The NVIDIA GH server is powered by NVIDIA’s GH200 Grace Hopper superchip. This superchip integrates a high-performance GPU with a custom CPU. It boosts quantum control, ensuring the availability of the highest-performing classical resources within quantum circuits.

NVIDIA DGX Quantum Software

Optimized quantum-classical hardware requires optimized quantum-classical software. NVIDIA DGX Quantum includes NVIDIA’s CUDA-Q, an open-source quantum-classical programming platform, and Quantum Machines’ QUA, a powerful open-source quantum programming language.

CUDA-Q

CUDA-Q is a first-of-its-kind platform for integrating and programming quantum processing units (QPUs), GPUs, and CPUs in a single system, designed for hybrid workloads.

QUA

QUA unifies universal quantum operations in their ‘raw’ format – all the pulse-level operations used to control and measure qubits – with universal classical operations used in classical processing.

With NVIDIA DGX Quantum, classical acceleration routines can be called directly from the QUA pulse-level quantum program for execution on NVIDIA’s GH Superchip.

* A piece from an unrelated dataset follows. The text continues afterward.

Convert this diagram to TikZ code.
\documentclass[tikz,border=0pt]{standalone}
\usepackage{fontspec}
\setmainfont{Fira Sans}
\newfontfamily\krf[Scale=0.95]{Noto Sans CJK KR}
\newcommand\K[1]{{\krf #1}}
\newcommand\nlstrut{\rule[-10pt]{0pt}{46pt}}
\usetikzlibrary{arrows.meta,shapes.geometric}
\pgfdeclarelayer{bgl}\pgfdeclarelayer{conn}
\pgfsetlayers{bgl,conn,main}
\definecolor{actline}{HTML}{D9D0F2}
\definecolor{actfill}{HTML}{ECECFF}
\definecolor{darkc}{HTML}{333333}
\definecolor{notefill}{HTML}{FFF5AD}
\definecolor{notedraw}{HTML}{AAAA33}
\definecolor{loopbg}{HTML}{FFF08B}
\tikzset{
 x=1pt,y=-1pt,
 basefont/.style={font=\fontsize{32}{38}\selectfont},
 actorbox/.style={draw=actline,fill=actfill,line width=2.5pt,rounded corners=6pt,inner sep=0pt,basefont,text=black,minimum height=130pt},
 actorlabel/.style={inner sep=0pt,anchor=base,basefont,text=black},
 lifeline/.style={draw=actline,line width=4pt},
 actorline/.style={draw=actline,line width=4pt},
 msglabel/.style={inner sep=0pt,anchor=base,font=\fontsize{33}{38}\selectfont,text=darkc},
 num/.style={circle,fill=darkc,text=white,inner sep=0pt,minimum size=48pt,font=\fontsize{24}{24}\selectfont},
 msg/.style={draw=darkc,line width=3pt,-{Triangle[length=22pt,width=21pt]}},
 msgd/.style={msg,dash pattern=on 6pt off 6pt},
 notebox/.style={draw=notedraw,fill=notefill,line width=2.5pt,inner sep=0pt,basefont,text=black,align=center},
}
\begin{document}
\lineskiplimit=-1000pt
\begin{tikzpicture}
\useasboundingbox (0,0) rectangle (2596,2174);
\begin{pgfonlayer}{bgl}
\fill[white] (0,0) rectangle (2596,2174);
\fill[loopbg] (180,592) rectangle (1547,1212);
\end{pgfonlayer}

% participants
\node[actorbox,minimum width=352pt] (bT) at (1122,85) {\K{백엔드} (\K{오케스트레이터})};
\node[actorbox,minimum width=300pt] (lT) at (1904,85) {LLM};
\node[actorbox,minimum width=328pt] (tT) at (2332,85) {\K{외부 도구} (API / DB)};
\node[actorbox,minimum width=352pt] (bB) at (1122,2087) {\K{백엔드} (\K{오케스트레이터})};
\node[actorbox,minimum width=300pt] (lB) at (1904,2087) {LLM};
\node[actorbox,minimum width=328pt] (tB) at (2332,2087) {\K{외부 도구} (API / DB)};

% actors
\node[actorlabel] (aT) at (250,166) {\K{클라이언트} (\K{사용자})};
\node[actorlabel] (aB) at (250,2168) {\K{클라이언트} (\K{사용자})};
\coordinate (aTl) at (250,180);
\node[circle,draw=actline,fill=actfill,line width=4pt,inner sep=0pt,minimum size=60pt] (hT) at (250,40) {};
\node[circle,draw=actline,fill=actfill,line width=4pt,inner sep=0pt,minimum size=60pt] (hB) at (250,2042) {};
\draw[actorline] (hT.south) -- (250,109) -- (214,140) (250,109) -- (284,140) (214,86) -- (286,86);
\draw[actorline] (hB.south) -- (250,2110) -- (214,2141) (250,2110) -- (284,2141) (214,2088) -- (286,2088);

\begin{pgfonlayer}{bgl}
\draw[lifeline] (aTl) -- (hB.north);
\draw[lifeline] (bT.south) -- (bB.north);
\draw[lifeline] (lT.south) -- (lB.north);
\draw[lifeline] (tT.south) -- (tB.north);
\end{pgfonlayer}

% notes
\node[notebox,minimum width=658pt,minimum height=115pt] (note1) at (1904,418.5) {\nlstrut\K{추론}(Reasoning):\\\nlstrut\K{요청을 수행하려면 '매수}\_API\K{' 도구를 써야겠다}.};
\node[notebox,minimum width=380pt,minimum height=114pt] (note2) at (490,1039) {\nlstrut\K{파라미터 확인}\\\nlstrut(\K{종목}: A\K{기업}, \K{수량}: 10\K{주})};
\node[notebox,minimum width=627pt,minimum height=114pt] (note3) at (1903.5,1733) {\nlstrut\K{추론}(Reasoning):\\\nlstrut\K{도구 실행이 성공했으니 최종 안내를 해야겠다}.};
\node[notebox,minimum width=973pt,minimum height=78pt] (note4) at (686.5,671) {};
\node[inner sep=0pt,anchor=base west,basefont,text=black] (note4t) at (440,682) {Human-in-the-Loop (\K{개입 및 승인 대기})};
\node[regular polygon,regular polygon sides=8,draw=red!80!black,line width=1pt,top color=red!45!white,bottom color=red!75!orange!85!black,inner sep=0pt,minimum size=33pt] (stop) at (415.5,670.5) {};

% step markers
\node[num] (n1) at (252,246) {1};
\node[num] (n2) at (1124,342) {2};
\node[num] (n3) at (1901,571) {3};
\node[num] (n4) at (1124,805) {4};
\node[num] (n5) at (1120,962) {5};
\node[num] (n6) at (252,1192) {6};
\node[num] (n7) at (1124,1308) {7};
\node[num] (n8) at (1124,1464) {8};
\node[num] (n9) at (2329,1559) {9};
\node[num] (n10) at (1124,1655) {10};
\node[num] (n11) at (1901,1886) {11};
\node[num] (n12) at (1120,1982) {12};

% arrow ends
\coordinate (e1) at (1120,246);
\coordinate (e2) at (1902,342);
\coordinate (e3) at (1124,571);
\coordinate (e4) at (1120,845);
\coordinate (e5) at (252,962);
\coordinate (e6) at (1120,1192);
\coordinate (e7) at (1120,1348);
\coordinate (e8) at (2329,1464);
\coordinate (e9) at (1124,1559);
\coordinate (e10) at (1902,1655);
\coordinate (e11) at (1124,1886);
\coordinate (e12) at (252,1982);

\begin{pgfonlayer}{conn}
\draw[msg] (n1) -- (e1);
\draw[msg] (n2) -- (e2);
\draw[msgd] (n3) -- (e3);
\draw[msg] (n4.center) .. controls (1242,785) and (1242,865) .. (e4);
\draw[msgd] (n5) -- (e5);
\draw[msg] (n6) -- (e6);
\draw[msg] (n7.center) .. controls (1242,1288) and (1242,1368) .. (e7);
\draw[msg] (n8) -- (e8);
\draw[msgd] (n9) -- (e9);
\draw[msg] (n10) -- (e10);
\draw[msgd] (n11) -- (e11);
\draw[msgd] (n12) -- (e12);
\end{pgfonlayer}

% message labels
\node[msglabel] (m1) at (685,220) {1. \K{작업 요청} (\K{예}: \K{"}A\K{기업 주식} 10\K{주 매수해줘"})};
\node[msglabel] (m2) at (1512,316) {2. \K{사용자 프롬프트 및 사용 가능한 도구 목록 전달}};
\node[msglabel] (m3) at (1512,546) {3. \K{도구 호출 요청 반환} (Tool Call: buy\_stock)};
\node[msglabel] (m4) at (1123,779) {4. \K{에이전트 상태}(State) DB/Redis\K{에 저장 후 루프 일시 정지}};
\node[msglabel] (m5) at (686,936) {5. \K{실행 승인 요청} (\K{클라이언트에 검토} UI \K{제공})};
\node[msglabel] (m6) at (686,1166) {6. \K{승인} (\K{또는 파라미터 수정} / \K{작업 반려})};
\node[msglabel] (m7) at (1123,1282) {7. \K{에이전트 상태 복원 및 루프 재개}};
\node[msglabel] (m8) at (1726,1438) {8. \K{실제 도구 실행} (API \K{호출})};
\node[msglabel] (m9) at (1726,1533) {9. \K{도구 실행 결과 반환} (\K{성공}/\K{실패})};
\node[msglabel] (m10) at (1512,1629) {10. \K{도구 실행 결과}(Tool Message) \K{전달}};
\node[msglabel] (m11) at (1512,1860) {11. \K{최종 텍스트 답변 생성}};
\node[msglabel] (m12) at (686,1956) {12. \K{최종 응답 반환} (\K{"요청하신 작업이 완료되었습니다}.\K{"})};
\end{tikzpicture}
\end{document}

Likewise, QUA routines can be called from CUDA-Q.

Key Features

  • Combines the best of quantum control – Quantum Machines’ OPX1000 Hybrid Control platform with the best acceleration solution – NVIDIA GH200
  • Data round trip latency of < 4 μs
  • Unified quantum – classical development platform with QUA and CUDA-Q
  • 5U rack-mounted system with hot-swappable components and redundancies

Benefits

Run the Most Advanced Hybrid Algorithms

The only solution designed to support QEC and ultra-fast calibration at scale.

Effortless Scalability

Add OPX1000 controllers as your QPU grows, and add GH200 servers to meet increasing computational demands.

HPC and Data Center Ready

HPC-QC integration from the hardware quantum control layer and up, designed for data center reliability with redundancies and hot swappable critical parts.

Compatible with All Qubit Technologies

OPX1000 controller supports superconducting qubits, spin qubits, neutral atoms, trapped ions, defect centers, photonic qubits, and more.